Morpheme Splitter - Nepali
Script adapted from this code in ipython notebook.
Nepali words are composed of various morphemes which can be broadly divided into two categories: Vowels and Consonants. A given word can be resolved into its morphemes by some elementary rules. While these rules are relatively straightforward, the unicode representation make it a little bit non-trivial to work with. Consider these scenarios:
- क is actually a single character in Unicode, while it is two morphemes, क् + अ in Nepali.
- क + ् in Unicode representation translates to क्, a single morpheme in Nepali.
- क + ि in Unicode representation translates to क् + इ in Nepali.
In this script, we define rules for the separation of morphemes in Nepali Unicode representation. This shall serve as a building block as we later construct systems for separating syllables from multi-syllables words in Nepali.

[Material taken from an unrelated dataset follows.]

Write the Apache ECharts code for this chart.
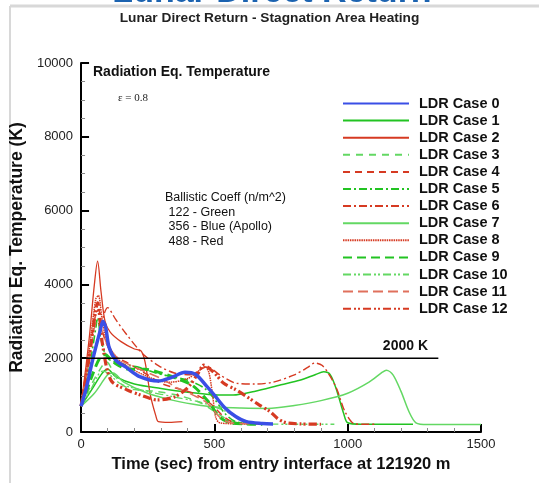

- If any character is a vowel, leave it as it is
- If any character is a single unicode consonant क - ह
- If this is a last letter, the previous character as well as this character make two morpheme, where the latter is the independent vowel अ.
- If next character is a halanta u(्), the previous character is a single morpheme.
- If next character is a vowel, the previous character as well as this vowel make two morphemes (क् + ि).
- If next character is a consonant, the previous character as well as this character make two morpheme, where the latter is the independent vowel अ.